The startup’s chief investors are United Airlines Ventures (UAV), Breakthrough Energy Ventures (BEV) and Mesa Airlines. All three companies have welcomed Heart’s design and are fast tracking the ES-19 introduction to aviation markets as early as 2026.
According to a United Airlines’ press release, the company has agreed to purchase 100 ES-19 aircraft once it meets United’s safety, business and operating requirements.
Mesa Airlines – United’s key strategic partner in bringing electric aircraft into commercial service – too will be adding 100 ES-19 aircraft to its fleet under similar guidelines.
United has set its sights on reducing its greenhouse gas emissions 100% by 2050 without relying on traditional carbon offsets; backing Heart Aerospace and its emissions-reducing aircraft is one way of reaching that goal.

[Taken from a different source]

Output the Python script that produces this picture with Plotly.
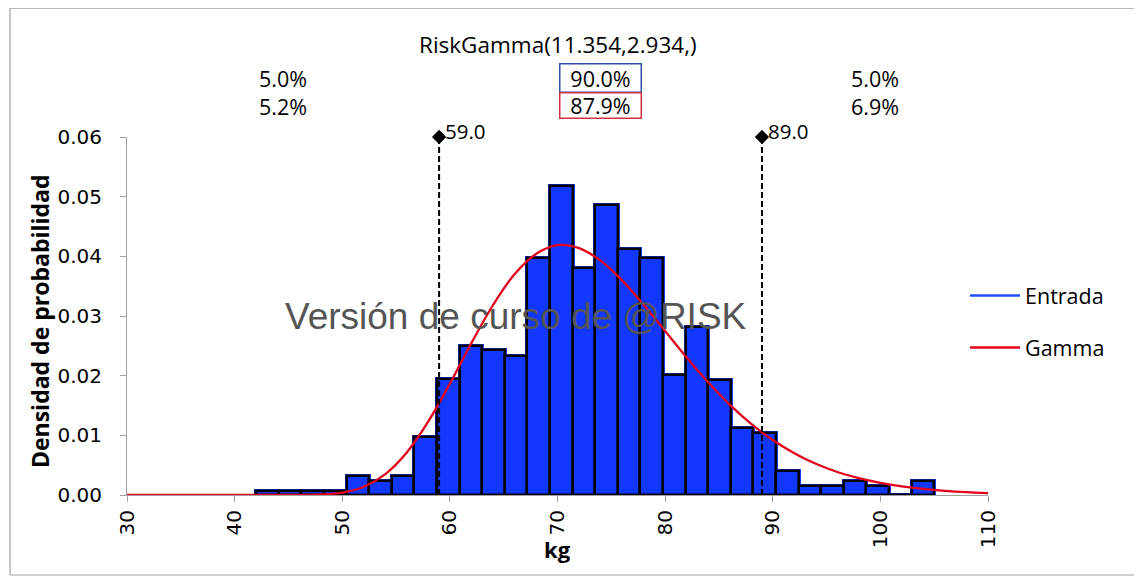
import plotly.graph_objects as go

# ---- data ----
bin_start = 42.0
bin_width = 2.1
entrada_density = [0.0006, 0.0006, 0.0006, 0.0006, 0.0032, 0.0024, 0.0032, 0.0097,
                   0.0194, 0.0250, 0.0243, 0.0233, 0.0397, 0.0518, 0.0380, 0.0486,
                   0.0412, 0.0397, 0.0201, 0.0282, 0.0193, 0.0113, 0.0104, 0.0041,
                   0.0015, 0.0015, 0.0024, 0.0015, 0.0000, 0.0024]

gamma_x = [30, 32, 34, 36, 38, 40, 42, 44, 46, 48, 50, 52, 54, 56, 58, 60, 62, 64, 66, 68,
           70, 72, 74, 76, 78, 80, 82, 84, 86, 88, 90, 92, 94, 96, 98, 100, 102, 104, 106, 108, 110]
gamma_y = [0, 0, 0, 0, 0, 0, 0, 0, 0.00001, 0.00008, 0.00041, 0.00139, 0.00351, 0.00714,
           0.01233, 0.01867, 0.02546, 0.03180, 0.03698, 0.04040, 0.04188, 0.04137, 0.03928,
           0.03597, 0.03187, 0.02749, 0.02305, 0.01889, 0.01516, 0.01193, 0.00921, 0.00700,
           0.00523, 0.00386, 0.00281, 0.00202, 0.00144, 0.00101, 0.00070, 0.00048, 0.00033]

marker_values = [59.0, 89.0]
marker_labels = ["59.0", "89.0"]
y_top = 0.06

pct_input = ["5.0%", "90.0%", "5.0%"]
pct_fit = ["5.2%", "87.9%", "6.9%"]
title_text = "RiskGamma(11.354,2.934,)"
watermark = "Versión de curso de @RISK"
x_title = "kg"
y_title = "Densidad de probabilidad"

x_ticks = [30, 40, 50, 60, 70, 80, 90, 100, 110]
y_ticks = [0.00, 0.01, 0.02, 0.03, 0.04, 0.05, 0.06]

BLUE = "#1238FF"
RED = "#E3001B"
TXT = "Open Sans"
TICKF = "DejaVu Sans"

bin_centers = [bin_start + bin_width * (i + 0.5) for i in range(len(entrada_density))]

fig = go.Figure()

# blue fill (with a blue halo like the reference)
fig.add_trace(go.Bar(x=bin_centers, y=entrada_density, width=bin_width,
                     marker=dict(color=BLUE, line=dict(color=BLUE, width=4)),
                     showlegend=False, hoverinfo="skip"))
# black outline
fig.add_trace(go.Bar(x=bin_centers, y=entrada_density, width=bin_width,
                     marker=dict(color="rgba(0,0,0,0)", line=dict(color="black", width=2.5)),
                     showlegend=False, hoverinfo="skip"))

# gamma fit curve
fig.add_trace(go.Scatter(x=gamma_x, y=gamma_y, mode="lines", name="Gamma",
                         line=dict(color=RED, width=2.3, shape="spline"),
                         showlegend=False))

# percentile marker lines
for v in marker_values:
    fig.add_trace(go.Scatter(x=[v, v], y=[0, y_top], mode="lines",
                             line=dict(color="black", width=2, dash="6px,3px"),
                             showlegend=False, hoverinfo="skip"))
fig.add_trace(go.Scatter(x=marker_values, y=[y_top] * len(marker_values), mode="markers",
                         marker=dict(symbol="diamond", size=11, color="#000000",
                                     line=dict(width=0), opacity=1),
                         showlegend=False, hoverinfo="skip", cliponaxis=False))

# legend entries
fig.add_trace(go.Scatter(x=[None], y=[None], mode="lines", name="Entrada",
                         line=dict(color="#1F4FFF", width=2.5), legendgroup="a"))
fig.add_trace(go.Scatter(x=[None], y=[None], mode="lines", name="Gamma",
                         line=dict(color=RED, width=2.5), legendgroup="b"))

# annotations
region_x = [(x_ticks[0] + marker_values[0]) / 2,
            (marker_values[0] + marker_values[1]) / 2,
            (marker_values[1] + x_ticks[-1]) / 2]
ann = []
ann.append(dict(x=0.5, xref="paper", y=1.257, yref="paper", yanchor="middle", text=title_text,
                showarrow=False, font=dict(family=TXT, size=22.5, color="black")))
for i, (a, b) in enumerate(zip(pct_input, pct_fit)):
    boxed = (i == 1)
    ann.append(dict(x=region_x[i], xref="x", y=1.1648, yref="paper", yanchor="middle", text=a,
                    showarrow=False, font=dict(family=TXT, size=21.5, color="black"),
                    bordercolor="#2F4FA8" if boxed else "rgba(0,0,0,0)",
                    borderwidth=1.5 if boxed else 0, borderpad=0,
                    width=80, height=27))
    ann.append(dict(x=region_x[i], xref="x", y=1.0866, yref="paper", yanchor="middle", text=b,
                    showarrow=False, font=dict(family=TXT, size=21.5, color="black"),
                    bordercolor="#D0303F" if boxed else "rgba(0,0,0,0)",
                    borderwidth=1.5 if boxed else 0, borderpad=0,
                    width=80, height=24))
for v, lab in zip(marker_values, marker_labels):
    ann.append(dict(x=v, xref="x", y=y_top, yref="y", text=lab, showarrow=False,
                    xanchor="left", yanchor="middle", xshift=4, yshift=6,
                    font=dict(family=TXT, size=20.5, color="black")))
ann.append(dict(x=0.5, xref="paper", y=0.5, yref="paper", text=watermark,
                showarrow=False, font=dict(family="Liberation Sans", size=37, color="#555555"),
                xshift=-42, yshift=0))
ann.append(dict(x=0.5, xref="paper", y=-0.1508, yref="paper", text="<b>" + x_title + "</b>",
                showarrow=False, yanchor="middle",
                font=dict(family=TXT, size=22, color="black")))
ann.append(dict(x=-0.101, xref="paper", y=0.486, yref="paper", text="<b>" + y_title + "</b>",
                showarrow=False, textangle=-90, xanchor="center", yanchor="middle",
                font=dict(family=TXT, size=23, color="black")))

# outer frame lines (paper coords relative to the plot area)
frame = [
    dict(type="line", xref="paper", yref="paper", x0=-0.1359, x1=1.2, y0=1.36, y1=1.36,
         line=dict(color="#A0A0A0", width=1.2)),
    dict(type="line", xref="paper", yref="paper", x0=-0.1359, x1=1.2, y0=-0.2235, y1=-0.2235,
         line=dict(color="#A0A0A0", width=1.2)),
    dict(type="line", xref="paper", yref="paper", x0=-0.1359, x1=-0.1359, y0=-0.2235, y1=1.36,
         line=dict(color="#A0A0A0", width=1.2)),
]

fig.update_layout(
    width=1134, height=569, autosize=False,
    margin=dict(l=119, r=154, t=129, b=82),
    paper_bgcolor="white", plot_bgcolor="white",
    barmode="overlay", bargap=0,
    annotations=ann, shapes=frame,
    legend=dict(x=0.9733, xanchor="left", y=0.4846, yanchor="middle",
                font=dict(family=TXT, size=21.5, color="black"),
                tracegroupgap=21, itemwidth=50, bgcolor="rgba(0,0,0,0)"),
    xaxis=dict(range=[30, 110], tickvals=x_ticks, ticktext=[str(t) for t in x_ticks],
               tickangle=-90, ticks="outside", ticklen=6, tickcolor="#A0A0A0",
               showline=True, linecolor="#A0A0A0", linewidth=1, showgrid=False, zeroline=False,
               tickfont=dict(family=TICKF, size=20, color="black")),
    yaxis=dict(range=[0, 0.06], tickvals=y_ticks, tickformat=".2f",
               ticks="outside", ticklen=6, tickcolor="#A0A0A0",
               showline=True, linecolor="#A0A0A0", linewidth=1, showgrid=False, zeroline=False,
               ticklabelstandoff=14,
               tickfont=dict(family=TICKF, size=20, color="black")),
)

fig.write_html("out.html")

Heart’s ES-19 aircraft offers zero operational emissions as it utilizes electric motors instead of jet engines, and batteries instead of jet fuel.
By seating 19 passengers, the ES-19 aircraft will be larger than any of its all-electric competitors. It has been designed to operate on the same types of batteries used in electric cars.
Once functional, the ES-19 could operate on more than 100 of United’s regional routes out of most of its hubs.
These include Chicago O’Hare International Airport (ORD) to Purdue University Airport (LAF) and San Francisco International Airport (SFO) to Modesto City-County Airport (MOD).
“Electric aircraft are happening now – the technology is already here,” says Heart Aerospace CEO Anders Forslund.
“We couldn’t be prouder to be partnering with United, Mesa and BEV on taking our ES-19 aircraft to market. I can’t imagine a stronger coalition of partners to advance our mission to electrify short-haul air travel.”
UAV president Michael Leskinen believes that the short-haul regional air travel market will play a key role in the evolution of the electric aircraft.
“As battery technology improves, larger-gauge aircraft should become viable but we’re not going to wait to begin the journey,” contends Leskinen.
“That’s why we’re looking forward to beginning our work with Heart, so that, together, we can scale the availability of electric airliners and use them for passenger flights within the next five years.”